During the SRS leadership meeting in the village of Hrtkovci, Seselj said that many had requested that the meeting be banned, claiming that Croats were deported from Hrtkovci in the early 1990s.

Seselj said Croats were not deported but that they willingly left after they swapped their properties.”I did not commit a crime, and I will prove it. All Croats who left Hrtkovci had swapped their properties, and that is not deportation, especially not a war crime,” said Seselj whom the International Criminal Tribunal for the former Yugoslavia (ICTY) found guilty of the persecution of Croats in Vojvodina.

Hrtkovci has become a byword for the expulsion of Vojvodina Croats after an SRS rally on May 6, 1992, at which Seselj read out the names of undesirable local Croats. In the following days, some 700 residents left the village due to pressure and threats.

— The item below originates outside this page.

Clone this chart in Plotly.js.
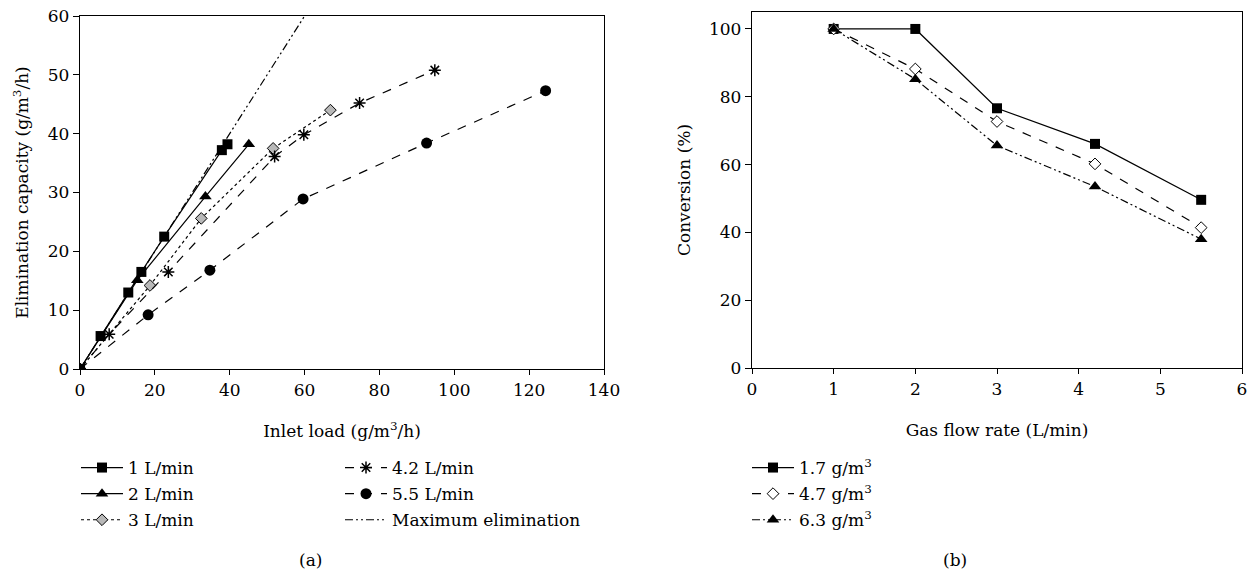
<!DOCTYPE html>
<html>
<head>
<meta charset="utf-8">
<script src="https://cdn.plot.ly/plotly-3.0.1.min.js"></script>
<style>
html,body{margin:0;padding:0;background:#fff;}
#chart{width:1250px;height:572px;}
</style>
</head>
<body>
<div id="chart"></div>
<script>
// ---- Panel (a): elimination capacity vs inlet load ----
const load1 = [0, 5.5, 12.9, 16.4, 22.5, 37.9, 39.4];
const ec1   = [0, 5.6, 13.0, 16.5, 22.5, 37.2, 38.2];
const load2 = [0, 15.3, 33.5, 45.1];
const ec2   = [0, 15.1, 29.3, 38.2];
const load3 = [0, 18.7, 32.4, 51.6, 66.9];
const ec3   = [0, 14.2, 25.6, 37.5, 44.0];
const load42 = [0, 7.8, 23.6, 52.0, 59.8, 74.7, 94.8];
const ec42   = [0, 5.9, 16.5, 36.1, 39.8, 45.2, 50.8];
const load55 = [0, 18.2, 34.7, 59.6, 92.6, 124.4];
const ec55   = [0, 9.2, 16.8, 28.9, 38.4, 47.3];
const loadMax = [0, 60];
const ecMax   = [0, 60];
const namesA = ["1 L/min", "2 L/min", "3 L/min", "4.2 L/min", "5.5 L/min", "Maximum elimination"];

// ---- Panel (b): conversion vs gas flow rate ----
const flow = [1, 2, 3, 4.2, 5.5];
const conv17 = [100, 100, 76.6, 66.1, 49.6];
const conv47 = [100, 88.2, 72.7, 60.2, 41.4];
const conv63 = [100, 85.2, 65.6, 53.5, 38.0];
const namesB = ["1.7 g/m<sup>3</sup>", "4.7 g/m<sup>3</sup>", "6.3 g/m<sup>3</sup>"];

const FONT = "DejaVu Serif";
const W = 1250, H = 572;
const fx = p => p / W;
const fy = p => 1 - p / H;

function tr(x, y, name, dash, symbol, size, fill, leg, grp, xa, ya) {
  return {
    x: x, y: y, name: name, type: "scatter", mode: "lines+markers",
    xaxis: xa, yaxis: ya, legend: leg, legendgroup: grp,
    line: {color: "#000", width: 1.2, dash: dash},
    marker: {symbol: symbol, size: size, color: fill, line: {color: "#000", width: (symbol.indexOf("asterisk") >= 0 ? 1.5 : (fill === "#000" ? 0 : 1))}},
    hoverinfo: "x+y"
  };
}

const longDashDot2 = "8px,3px,2px,3px,2px,3px";

const data = [
  tr(load1, ec1, namesA[0], "solid", "square", 10, "#000", "legend", "a1", "x", "y"),
  tr(load2, ec2, namesA[1], "solid", "triangle-up", 11, "#000", "legend", "a2", "x", "y"),
  tr(load3, ec3, namesA[2], "dot", "diamond", 9, "#b8b8b8", "legend", "a3", "x", "y"),
  tr(load42, ec42, namesA[3], "dash", "asterisk-open", 10, "#000", "legend2", "a4", "x", "y"),
  tr(load55, ec55, namesA[4], "dash", "circle", 11, "#000", "legend2", "a5", "x", "y"),
  Object.assign(tr(loadMax, ecMax, namesA[5], longDashDot2, "circle", 1, "#000", "legend2", "a6", "x", "y"), {mode: "lines"}),
  tr(flow, conv17, namesB[0], "solid", "square", 10, "#000", "legend3", "b1", "x2", "y2"),
  tr(flow, conv47, namesB[1], "dash", "diamond", 9, "#fff", "legend3", "b2", "x2", "y2"),
  tr(flow, conv63, namesB[2], longDashDot2, "triangle-up", 11, "#000", "legend3", "b3", "x2", "y2")
];

const axBase = {
  showline: true, linecolor: "#000", linewidth: 1.2, mirror: true,
  ticks: "outside", ticklen: 5, tickcolor: "#000", tickwidth: 1,
  showgrid: false, zeroline: false,
  tickfont: {family: FONT, size: 17, color: "#000"},
  fixedrange: true
};

const legBase = {
  font: {family: FONT, size: 17, color: "#000"},
  bgcolor: "rgba(0,0,0,0)", borderwidth: 0,
  xanchor: "left", yanchor: "top",
  itemwidth: 42, tracegroupgap: 1, itemclick: false
};

const layout = {
  width: W, height: H,
  margin: {l: 0, r: 0, t: 0, b: 0},
  paper_bgcolor: "#fff", plot_bgcolor: "#fff",
  font: {family: FONT, size: 17, color: "#000"},
  xaxis: Object.assign({}, axBase, {
    domain: [fx(80), fx(604)], range: [0, 140], dtick: 20, anchor: "y",
    title: {text: "Inlet load (g/m<sup>3</sup>/h)", font: {family: FONT, size: 17, color: "#000"}, standoff: 26}
  }),
  yaxis: Object.assign({}, axBase, {
    domain: [fy(369), fy(16)], range: [0, 60], dtick: 10, anchor: "x", ticklen: 6,
    title: {text: "Elimination capacity (g/m<sup>3</sup>/h)", font: {family: FONT, size: 17, color: "#000"}, standoff: 14}
  }),
  xaxis2: Object.assign({}, axBase, {
    domain: [fx(752), fx(1242)], range: [0, 6], dtick: 1, anchor: "y2",
    title: {text: "Gas flow rate (L/min)", font: {family: FONT, size: 17, color: "#000"}, standoff: 26}
  }),
  yaxis2: Object.assign({}, axBase, {
    domain: [fy(368), fy(12)], range: [0, 105], tickvals: [0, 20, 40, 60, 80, 100], anchor: "x2", ticklen: 6,
    title: {text: "Conversion (%)", font: {family: FONT, size: 17, color: "#000"}, standoff: 14}
  }),
  legend: Object.assign({}, legBase, {x: fx(76), y: fy(450)}),
  legend2: Object.assign({}, legBase, {x: fx(340), y: fy(450)}),
  legend3: Object.assign({}, legBase, {x: fx(747), y: fy(450)}),
  annotations: [
    {text: "(a)", x: fx(310), y: fy(560), xref: "paper", yref: "paper", showarrow: false, xanchor: "center", yanchor: "middle", font: {family: FONT, size: 17, color: "#000"}},
    {text: "(b)", x: fx(955), y: fy(560), xref: "paper", yref: "paper", showarrow: false, xanchor: "center", yanchor: "middle", font: {family: FONT, size: 17, color: "#000"}}
  ],
  showlegend: true
};

Plotly.newPlot("chart", data, layout, {displayModeBar: false, staticPlot: true});
</script>
</body>
</html>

Last year, the Appeals Chamber of the Mechanism for International Criminal Tribunals, the successor to the ICTY, sentenced Seselj to ten years’ imprisonment for crimes against humanity over the inflammatory speech in Hrtkovci which it found resulted in the deportation, persecution, displacement and other inhumane acts against Vojvodina Croats.

Seselj did not have to go to jail because the time he spent in detention in The Hague was credited to the sentence.